Music has been a big part of cultures around the world for centuries, but it seems like independent and aspiring music producers have become more prevalent in recent decades. Thanks to innovations in technology and music-making equipment, at-home production is more accessible than ever before.
Even if you don’t have room for a full studio in your home, there are some fantastic instruments and music-making tools out there that don’t take up a lot of space. One of these is the Alesis v25, which is a 25-key MIDI keyboard with drum pads. Despite not being as popular as other 25-key MIDI keyboards out there, Alesis v25 reviews make it sound like an excellent choice for producing music and beats at home. It’s also one of the most affordable at $179 retail.
Top Keyboard for Recording Music at Home:
The Alesis V25 is a very intuitive and powerful MIDI keyboard for at-home music production. It has 25 keys, eight drum pads, and four rotary knobs to expand the melodic range and chords you can produce with the keyboard. You can even play bass lines.
- Full-sized, semi-weighted keys prevent cramping in hands and fingers
- Velocity-sensitive drum pads for adding beat patterns
- Responsive rotary knobs to fine tune effects
- Plug-and-play technology for a simple USB connection and digital audio workstation (DAW) detection
- Compact, portable, and lightweight (5.4 pounds)
Once you have the ideal keyboard for making music, it’s time to stock up on some other home recording equipment to mix, edit, and refine your work.
Essential Audio Recording Equipment:
Your home recording studio or station should include some critical pieces of equipment, but you don’t need to pay an arm and a leg for it. The list of essentials is quite short and you can find proper quality equipment for affordable prices both online and in stores like Best Buy and even Walmart. The leading necessary audio recording equipment you should have includes:
Home music production cannot be achieved successfully without a microphone and long-lasting mic cables. For home recording, cardioid microphones are best because they help reject any sound coming from behind you.

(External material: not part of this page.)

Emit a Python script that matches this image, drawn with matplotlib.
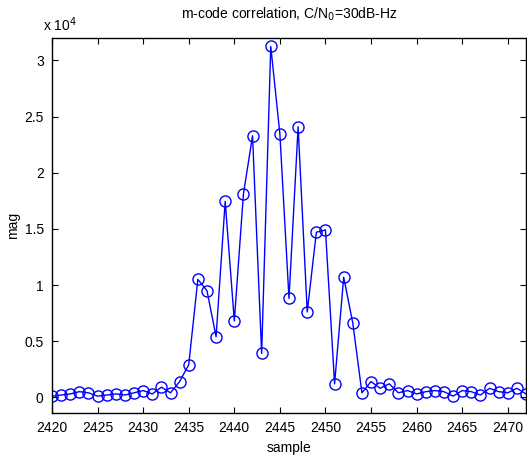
import numpy as np
import matplotlib
matplotlib.use("Agg")
from matplotlib import pyplot as plt

plt.rcParams["font.family"] = ["Liberation Sans", "DejaVu Sans"]

samples = list(range(2420, 2473))
mag = [0.01, 0.02, 0.03, 0.05, 0.04, 0.01, 0.02, 0.03, 0.02, 0.04,
       0.06, 0.03, 0.09, 0.04, 0.14, 0.29, 1.05, 0.95, 0.54, 1.745,
       0.68, 1.81, 2.33, 0.39, 3.125, 2.345, 0.88, 2.41, 0.76, 1.47,
       1.49, 0.12, 1.07, 0.66, 0.04, 0.14, 0.08, 0.12, 0.04, 0.06,
       0.03, 0.05, 0.06, 0.05, 0.01, 0.06, 0.05, 0.02, 0.08, 0.05,
       0.04, 0.08, 0.03]
yticks = [0, 0.5, 1, 1.5, 2, 2.5, 3]
ytick_labels = ["0", "0.5", "1", "1.5", "2", "2.5", "3"]
xticks = list(range(2420, 2475, 5))

fig = plt.figure(figsize=(5.27, 4.57), dpi=100)
ax = fig.add_axes([52 / 527, 1 - 413 / 457, 474 / 527, 375 / 457])
ax.plot(samples, mag, color="blue", linewidth=1, marker="o", markersize=8,
        markerfacecolor="none", markeredgecolor="blue", markeredgewidth=1)
ax.set_xlim(2420, 2472)
ax.set_ylim(-0.14, 3.2)
ax.set_xticks(xticks)
ax.set_yticks(yticks)
ax.set_yticklabels(ytick_labels)
ax.tick_params(direction="in", top=True, right=True, labelsize=10, length=4, pad=6)
for s in ax.spines.values():
    s.set_linewidth(1)
ax.set_xlabel("sample", fontsize=10, labelpad=4)
ax.set_ylabel("mag", fontsize=10, labelpad=3)
ax.set_title("m-code correlation, C/N$_0$=30dB-Hz", fontsize=10, pad=14)
fig.text(43 / 527, 1 - 25 / 457, "x 10$^4$", fontsize=10, va="center", ha="left")

fig.savefig("out.png", dpi=100)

While you can easily spend over $1,000 on a quality condenser microphone and stand, there are several excellent options for $300 or less.
Be sure to get a quality mic stand as well! You don’t want to spend hundreds of dollars on a high-quality microphone, only to knock it over and ruin it. There are excellent mic stand options for any budget, and you can probably spend less than $50.

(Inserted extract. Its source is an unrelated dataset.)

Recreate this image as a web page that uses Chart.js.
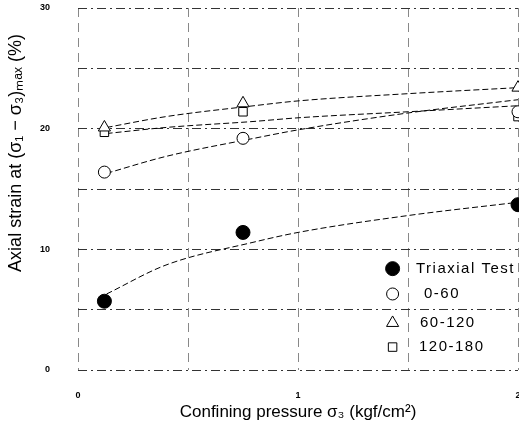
<!DOCTYPE html>
<html><head><meta charset="utf-8">
<script src="https://cdn.jsdelivr.net/npm/chart.js@4/dist/chart.umd.min.js"></script>
<style>html,body{margin:0;padding:0;background:#fff}#wrap{width:519px;height:432px}</style>
</head><body><div id="wrap"><canvas id="c" width="519" height="432"></canvas></div>
<script>
// Measured points (confining pressure, axial strain %)
const pressure = [0.12, 0.75, 2.0];
const triaxial = [5.7, 11.4, 13.7];
const s0_60 = [16.4, 19.2, 21.4];
const s60_120 = [20.1, 22.1, 23.4];
const s120_180 = [19.7, 21.4, 21.0];
// Fitted trend curves
const curveX = [0.13, 0.4, 0.8, 1.0, 1.5, 2.0];
const fitTriaxial = [6.3, 8.7, 10.6, 11.4, 12.8, 13.9];
const fit0_60 = [16.3, 17.7, 19.2, 19.9, 21.3, 22.4];
const fit60_120 = [20.1, 21.0, 21.9, 22.3, 22.9, 23.4];
const fit120_180 = [19.6, 20.1, 20.6, 20.9, 21.4, 21.9];
const seriesNames = ['Triaxial Test', '0-60', '60-120', '120-180'];
const xTickLabels = ['0', '1', '2'];
const yTickLabels = ['0', '10', '20', '30'];

const pts = (xs, ys) => xs.map((x, i) => ({x, y: ys[i]}));
const styles = [
  {pointStyle: 'circle', bg: '#000', r: 7},
  {pointStyle: 'circle', bg: '#fff', r: 6},
  {pointStyle: 'triangle', bg: '#fff', r: 7},
  {pointStyle: 'rect', bg: '#fff', r: 6}
];
const markers = [triaxial, s0_60, s60_120, s120_180].map((ys, i) => ({
  type: 'scatter', label: seriesNames[i], data: pts(pressure, ys), showLine: false,
  pointStyle: styles[i].pointStyle, pointRadius: styles[i].r, pointBackgroundColor: styles[i].bg,
  pointBorderColor: '#000', pointBorderWidth: 1, order: 0, clip: false
}));
const curves = [fitTriaxial, fit0_60, fit60_120, fit120_180].map((ys, i) => ({
  type: 'line', label: seriesNames[i] + ' fit', data: pts(curveX, ys), pointRadius: 0,
  borderColor: '#000', borderWidth: 1, borderDash: [6, 3], cubicInterpolationMode: 'monotone',
  fill: false, order: 1
}));

const legendPlugin = {
  id: 'customLegend',
  afterDraw(chart) {
    const ctx = chart.ctx, xs = chart.scales.x, ys = chart.scales.y;
    const rowsY = [8.4, 6.3, 3.9, 1.9];
    const textX = [416, 424, 420, 419];
    ctx.save();
    ctx.font = '15px "Liberation Sans", Arial, sans-serif';
    try { ctx.letterSpacing = '1.5px'; } catch (e) {}
    ctx.textBaseline = 'middle';
    seriesNames.forEach((name, i) => {
      const y = ys.getPixelForValue(rowsY[i]);
      const mx = xs.getPixelForValue(1.43);
      ctx.lineWidth = 1;
      ctx.strokeStyle = '#000';
      ctx.fillStyle = styles[i].bg;
      Chart.helpers.drawPoint(ctx, {pointStyle: styles[i].pointStyle, radius: styles[i].r, rotation: 0, borderWidth: 1}, mx, y);
      ctx.fillStyle = '#000';
      ctx.fillText(name, textX[i], y);
    });
    ctx.restore();
  }
};

new Chart(document.getElementById('c'), {
  data: {datasets: [...markers, ...curves]},
  plugins: [legendPlugin],
  options: {
    responsive: false, animation: false, devicePixelRatio: 1,
    layout: {autoPadding: false, padding: {left: 0, right: 0, top: 0, bottom: 0}},
    plugins: {legend: {display: false}, tooltip: {enabled: false}},
    scales: {
      x: {
        type: 'linear', min: 0, max: 2,
        afterFit: s => { s.height = 62; s.paddingRight = 1; s.paddingLeft = 0; },
        ticks: {stepSize: 0.5, padding: 20, color: '#000', font: {size: 9, weight: 'bold', family: 'Liberation Sans'},
          callback: v => (Number.isInteger(v) ? xTickLabels[v] : '')},
        grid: {color: '#888', lineWidth: 1, drawTicks: false},
        border: {display: false, dash: [9, 6]},
        title: {display: true, text: 'Confining pressure σ₃ (kgf/cm²)', color: '#000', padding: {top: 0, bottom: 9},
          font: {size: 17, family: 'Liberation Sans'}}
      },
      y: {
        min: 0, max: 30,
        afterFit: s => { s.width = 78; s.paddingTop = 8; s.paddingBottom = 0; },
        ticks: {stepSize: 5, padding: 28, color: '#000', font: {size: 9, weight: 'bold', family: 'Liberation Sans'},
          callback: v => (v % 10 === 0 ? yTickLabels[v / 10] : '')},
        grid: {color: '#333', lineWidth: 1, drawTicks: false},
        border: {display: false, dash: [9, 4, 2, 4]},
        title: {display: true, text: '\u2003\u2003\u2003\u2003Axial strain at (σ₁ − σ₃)ₘₐₓ (%)', color: '#000', padding: {top: 5, bottom: 0},
          font: {size: 18, family: 'Liberation Sans'}}
      }
    }
  }
});
</script></body></html>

Your smartphone earbuds won’t do for home recording, so be sure to invest in a good pair of over-the-ear headphones for mixing and monitoring when you’re recording. Before you buy, compare the specs based on your needs. Look into the headphones’ drivers, impedance, and sensitivity.
A USB audio interface is necessary to connect your headphones, microphone, and speakers to your computer for editing and mixing sounds. You can probably find what you need for less than $200, depending on the kind of system and types of features you require.
Pop Filter or Shield:
An inexpensive and essential piece of equipment for any home recording studio is a pop filter or pop shield, especially if you’re recording vocals. Pop filters not only protect your mic from vocalists’ spit, but they also block “plosives” and maintain the quality of your vocals. You can probably find a quality pop shield on Amazon for less than $30.

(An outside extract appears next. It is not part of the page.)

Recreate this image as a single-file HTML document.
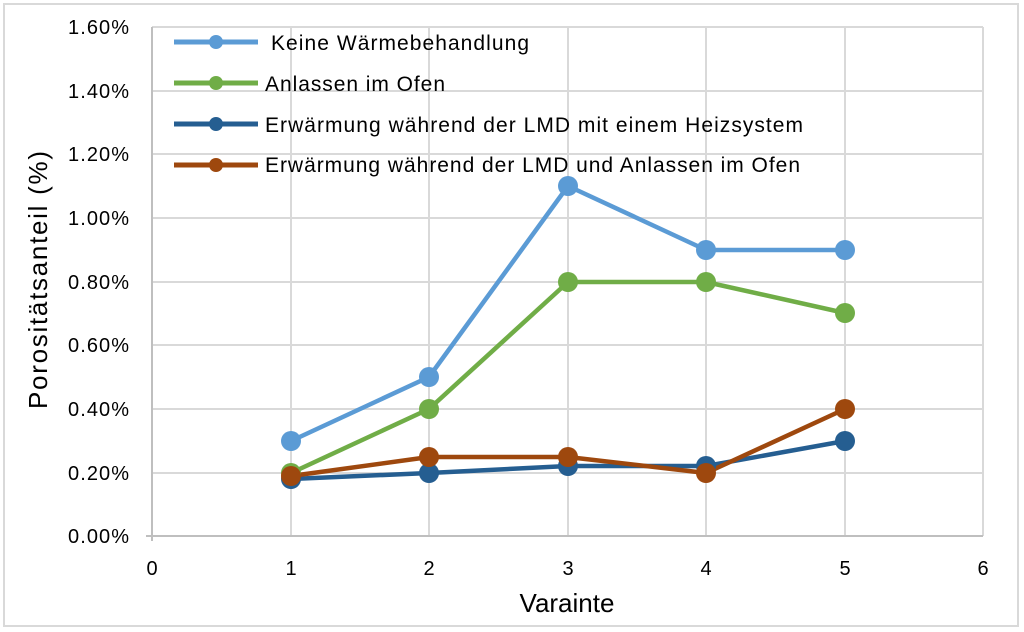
<!DOCTYPE html>
<html><head><meta charset="utf-8"><style>body{margin:0;background:#fff}svg{display:block;font-family:"Liberation Sans",sans-serif}</style></head><body>
<svg width="1024" height="632" viewBox="0 0 1024 632">
<rect x="4" y="4" width="1014" height="622" fill="#fff" stroke="#d9d9d9" stroke-width="2"/>
<g stroke="#d9d9d9" stroke-width="2">
<line x1="152" y1="27" x2="983" y2="27"/><line x1="152" y1="91" x2="983" y2="91"/><line x1="152" y1="154" x2="983" y2="154"/><line x1="152" y1="218" x2="983" y2="218"/><line x1="152" y1="282" x2="983" y2="282"/><line x1="152" y1="345" x2="983" y2="345"/><line x1="152" y1="409" x2="983" y2="409"/><line x1="152" y1="473" x2="983" y2="473"/>
<line x1="291" y1="27" x2="291" y2="536"/><line x1="429" y1="27" x2="429" y2="536"/><line x1="568" y1="27" x2="568" y2="536"/><line x1="706" y1="27" x2="706" y2="536"/><line x1="845" y1="27" x2="845" y2="536"/><line x1="983" y1="27" x2="983" y2="536"/>
</g>
<g stroke="#bfbfbf" stroke-width="2">
<line x1="152" y1="27" x2="152" y2="541"/><line x1="146" y1="536" x2="983" y2="536"/>
</g>
<g font-size="20" fill="#000">
<text x="68" y="34" textLength="61">1.60%</text><text x="68" y="98" textLength="61">1.40%</text><text x="68" y="161" textLength="61">1.20%</text><text x="68" y="225" textLength="61">1.00%</text><text x="68" y="289" textLength="61">0.80%</text><text x="68" y="352" textLength="61">0.60%</text><text x="68" y="416" textLength="61">0.40%</text><text x="68" y="480" textLength="61">0.20%</text><text x="68" y="543" textLength="61">0.00%</text>
</g>
<g font-size="20" text-anchor="middle">
<text x="152" y="575">0</text><text x="291" y="575">1</text><text x="429" y="575">2</text><text x="568" y="575">3</text><text x="706" y="575">4</text><text x="845" y="575">5</text><text x="983" y="575">6</text>
</g>
<text x="567" y="612" font-size="26" text-anchor="middle">Varainte</text>
<text transform="translate(47,280) rotate(-90)" font-size="26" text-anchor="middle" textLength="258">Porositätsanteil (%)</text>
<g fill="none" stroke-width="4.5" stroke-linejoin="round">
<polyline stroke="#5b9bd5" points="291,441 429,377 568,186 706,250 845,250"/>
<polyline stroke="#70ad47" points="291,473 429,409 568,282 706,282 845,313"/>
<polyline stroke="#255e91" points="291,479 429,473 568,466 706,466 845,441"/>
<polyline stroke="#9e480e" points="291,476 429,457 568,457 706,473 845,409"/>
</g>
<g fill="#5b9bd5"><circle cx="291" cy="441" r="10"/><circle cx="429" cy="377" r="10"/><circle cx="568" cy="186" r="10"/><circle cx="706" cy="250" r="10"/><circle cx="845" cy="250" r="10"/></g>
<g fill="#70ad47"><circle cx="291" cy="473" r="10"/><circle cx="429" cy="409" r="10"/><circle cx="568" cy="282" r="10"/><circle cx="706" cy="282" r="10"/><circle cx="845" cy="313" r="10"/></g>
<g fill="#255e91"><circle cx="291" cy="479" r="10"/><circle cx="429" cy="473" r="10"/><circle cx="568" cy="466" r="10"/><circle cx="706" cy="466" r="10"/><circle cx="845" cy="441" r="10"/></g>
<g fill="#9e480e"><circle cx="291" cy="476" r="10"/><circle cx="429" cy="457" r="10"/><circle cx="568" cy="457" r="10"/><circle cx="706" cy="473" r="10"/><circle cx="845" cy="409" r="10"/></g>
<g stroke-width="5">
<line x1="174" y1="42" x2="258" y2="42" stroke="#5b9bd5"/><circle cx="216" cy="42" r="7" fill="#5b9bd5"/>
<line x1="174" y1="83" x2="258" y2="83" stroke="#70ad47"/><circle cx="216" cy="83" r="7" fill="#70ad47"/>
<line x1="174" y1="124" x2="258" y2="124" stroke="#255e91"/><circle cx="216" cy="124" r="7" fill="#255e91"/>
<line x1="174" y1="165" x2="258" y2="165" stroke="#9e480e"/><circle cx="216" cy="165" r="7" fill="#9e480e"/>
</g>
<g font-size="21">
<text x="271" y="50" textLength="258">Keine Wärmebehandlung</text>
<text x="265" y="91" textLength="180">Anlassen im Ofen</text>
<text x="265" y="132" textLength="538">Erwärmung während der LMD mit einem Heizsystem</text>
<text x="265" y="172" textLength="535">Erwärmung während der LMD und Anlassen im Ofen</text>
</g>
</svg>
</body></html>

Decent studio speakers or monitors are a must for any home recording studio. Without them, you may find that your work sounds very different (and less-than-desired) when played outside of your studio headphones. There are countless different speakers to choose from, but a few things to consider are amplification, placement in your studio, size, listening distance, and connection to your audio editing equipment. For a direct link to your computer or audio interface, a USB connection will do, but for interfaces with balanced outputs, you’ll want a balanced XLR or jack input.
Acoustic Room Treatments:
When recording from a room or space in your home, you’ll need to think about more than just any sounds from the outside. The reverb of sounds within the recording area can affect the audio as well, so you will need to install acoustic panels and diffusers on the walls to create an accurate acoustic environment and make your sound better. You can make your own panels for a fraction of the cost of acoustic treatments, which can get pretty pricey.
Use the tips above, start recording your tunes, and maybe you’ll catch your big break!